Task details
Output every line exactly as written. Leave out pictures.

Data section
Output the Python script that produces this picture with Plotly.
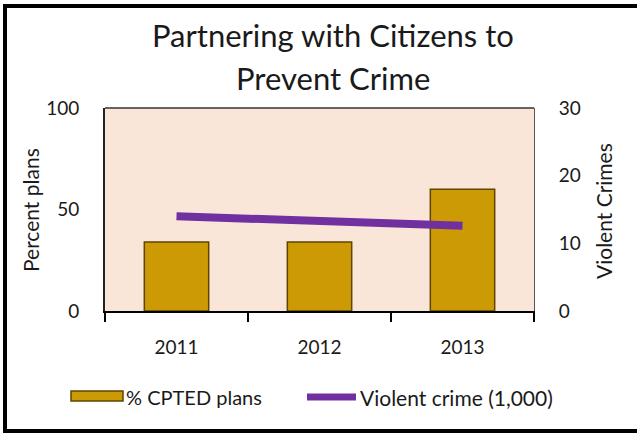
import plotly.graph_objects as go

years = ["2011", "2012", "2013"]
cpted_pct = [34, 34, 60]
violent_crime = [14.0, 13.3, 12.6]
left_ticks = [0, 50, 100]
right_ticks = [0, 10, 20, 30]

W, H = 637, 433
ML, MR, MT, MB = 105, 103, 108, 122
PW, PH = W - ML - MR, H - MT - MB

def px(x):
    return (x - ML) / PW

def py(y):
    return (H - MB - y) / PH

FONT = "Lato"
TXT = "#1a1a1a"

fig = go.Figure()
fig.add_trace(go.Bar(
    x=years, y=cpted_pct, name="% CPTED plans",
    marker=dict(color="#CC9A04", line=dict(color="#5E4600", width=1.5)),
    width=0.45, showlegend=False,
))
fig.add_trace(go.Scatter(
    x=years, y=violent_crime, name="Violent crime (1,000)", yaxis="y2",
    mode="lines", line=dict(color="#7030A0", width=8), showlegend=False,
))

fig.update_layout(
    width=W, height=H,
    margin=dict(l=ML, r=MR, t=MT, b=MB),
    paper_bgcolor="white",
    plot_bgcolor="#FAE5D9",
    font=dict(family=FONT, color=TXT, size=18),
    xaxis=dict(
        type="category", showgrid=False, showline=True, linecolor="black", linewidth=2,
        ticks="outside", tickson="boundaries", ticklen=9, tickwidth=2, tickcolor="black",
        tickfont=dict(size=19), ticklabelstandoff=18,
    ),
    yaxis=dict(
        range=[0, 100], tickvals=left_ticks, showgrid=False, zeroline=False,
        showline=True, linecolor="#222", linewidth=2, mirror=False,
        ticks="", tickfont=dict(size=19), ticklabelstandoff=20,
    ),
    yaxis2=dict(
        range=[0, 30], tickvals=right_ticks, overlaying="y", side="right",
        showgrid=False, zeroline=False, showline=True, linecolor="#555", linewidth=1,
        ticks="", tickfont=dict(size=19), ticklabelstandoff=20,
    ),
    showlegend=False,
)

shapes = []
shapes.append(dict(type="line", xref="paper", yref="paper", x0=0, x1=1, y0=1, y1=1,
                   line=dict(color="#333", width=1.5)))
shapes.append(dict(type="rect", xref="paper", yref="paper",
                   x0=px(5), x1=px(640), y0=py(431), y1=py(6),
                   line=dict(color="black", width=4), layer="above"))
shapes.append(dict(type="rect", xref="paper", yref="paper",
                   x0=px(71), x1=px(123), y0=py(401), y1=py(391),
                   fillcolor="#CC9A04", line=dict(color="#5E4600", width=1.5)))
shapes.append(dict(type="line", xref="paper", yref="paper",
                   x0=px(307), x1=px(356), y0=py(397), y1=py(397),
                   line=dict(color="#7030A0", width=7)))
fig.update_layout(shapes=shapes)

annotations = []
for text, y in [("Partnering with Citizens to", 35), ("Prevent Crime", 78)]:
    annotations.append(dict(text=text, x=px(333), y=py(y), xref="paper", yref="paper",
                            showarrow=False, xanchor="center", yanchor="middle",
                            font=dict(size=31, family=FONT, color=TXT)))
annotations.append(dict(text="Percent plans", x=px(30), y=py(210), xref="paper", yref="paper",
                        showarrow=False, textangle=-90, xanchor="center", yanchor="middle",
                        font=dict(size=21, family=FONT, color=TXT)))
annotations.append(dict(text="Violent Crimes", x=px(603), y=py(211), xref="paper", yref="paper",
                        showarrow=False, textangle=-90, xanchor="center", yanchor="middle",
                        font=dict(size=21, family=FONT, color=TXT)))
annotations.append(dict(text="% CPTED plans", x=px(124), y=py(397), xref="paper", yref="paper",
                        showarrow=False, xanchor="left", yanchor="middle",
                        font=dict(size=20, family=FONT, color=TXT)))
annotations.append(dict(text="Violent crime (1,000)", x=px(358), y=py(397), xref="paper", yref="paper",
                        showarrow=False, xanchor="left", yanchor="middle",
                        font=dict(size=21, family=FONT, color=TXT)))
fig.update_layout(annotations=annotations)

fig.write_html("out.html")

Written solution
Output the Python script that produces this picture with Plotly.
import plotly.graph_objects as go

years = ["2011", "2012", "2013"]
cpted_pct = [34, 34, 60]
violent_crime = [14.0, 13.3, 12.6]
left_ticks = [0, 50, 100]
right_ticks = [0, 10, 20, 30]

W, H = 637, 433
ML, MR, MT, MB = 105, 103, 108, 122
PW, PH = W - ML - MR, H - MT - MB

def px(x):
    return (x - ML) / PW

def py(y):
    return (H - MB - y) / PH

FONT = "Lato"
TXT = "#1a1a1a"

fig = go.Figure()
fig.add_trace(go.Bar(
    x=years, y=cpted_pct, name="% CPTED plans",
    marker=dict(color="#CC9A04", line=dict(color="#5E4600", width=1.5)),
    width=0.45, showlegend=False,
))
fig.add_trace(go.Scatter(
    x=years, y=violent_crime, name="Violent crime (1,000)", yaxis="y2",
    mode="lines", line=dict(color="#7030A0", width=8), showlegend=False,
))

fig.update_layout(
    width=W, height=H,
    margin=dict(l=ML, r=MR, t=MT, b=MB),
    paper_bgcolor="white",
    plot_bgcolor="#FAE5D9",
    font=dict(family=FONT, color=TXT, size=18),
    xaxis=dict(
        type="category", showgrid=False, showline=True, linecolor="black", linewidth=2,
        ticks="outside", tickson="boundaries", ticklen=9, tickwidth=2, tickcolor="black",
        tickfont=dict(size=19), ticklabelstandoff=18,
    ),
    yaxis=dict(
        range=[0, 100], tickvals=left_ticks, showgrid=False, zeroline=False,
        showline=True, linecolor="#222", linewidth=2, mirror=False,
        ticks="", tickfont=dict(size=19), ticklabelstandoff=20,
    ),
    yaxis2=dict(
        range=[0, 30], tickvals=right_ticks, overlaying="y", side="right",
        showgrid=False, zeroline=False, showline=True, linecolor="#555", linewidth=1,
        ticks="", tickfont=dict(size=19), ticklabelstandoff=20,
    ),
    showlegend=False,
)

shapes = []
shapes.append(dict(type="line", xref="paper", yref="paper", x0=0, x1=1, y0=1, y1=1,
                   line=dict(color="#333", width=1.5)))
shapes.append(dict(type="rect", xref="paper", yref="paper",
                   x0=px(5), x1=px(640), y0=py(431), y1=py(6),
                   line=dict(color="black", width=4), layer="above"))
shapes.append(dict(type="rect", xref="paper", yref="paper",
                   x0=px(71), x1=px(123), y0=py(401), y1=py(391),
                   fillcolor="#CC9A04", line=dict(color="#5E4600", width=1.5)))
shapes.append(dict(type="line", xref="paper", yref="paper",
                   x0=px(307), x1=px(356), y0=py(397), y1=py(397),
                   line=dict(color="#7030A0", width=7)))
fig.update_layout(shapes=shapes)

annotations = []
for text, y in [("Partnering with Citizens to", 35), ("Prevent Crime", 78)]:
    annotations.append(dict(text=text, x=px(333), y=py(y), xref="paper", yref="paper",
                            showarrow=False, xanchor="center", yanchor="middle",
                            font=dict(size=31, family=FONT, color=TXT)))
annotations.append(dict(text="Percent plans", x=px(30), y=py(210), xref="paper", yref="paper",
                        showarrow=False, textangle=-90, xanchor="center", yanchor="middle",
                        font=dict(size=21, family=FONT, color=TXT)))
annotations.append(dict(text="Violent Crimes", x=px(603), y=py(211), xref="paper", yref="paper",
                        showarrow=False, textangle=-90, xanchor="center", yanchor="middle",
                        font=dict(size=21, family=FONT, color=TXT)))
annotations.append(dict(text="% CPTED plans", x=px(124), y=py(397), xref="paper", yref="paper",
                        showarrow=False, xanchor="left", yanchor="middle",
                        font=dict(size=20, family=FONT, color=TXT)))
annotations.append(dict(text="Violent crime (1,000)", x=px(358), y=py(397), xref="paper", yref="paper",
                        showarrow=False, xanchor="left", yanchor="middle",
                        font=dict(size=21, family=FONT, color=TXT)))
fig.update_layout(annotations=annotations)

fig.write_html("out.html")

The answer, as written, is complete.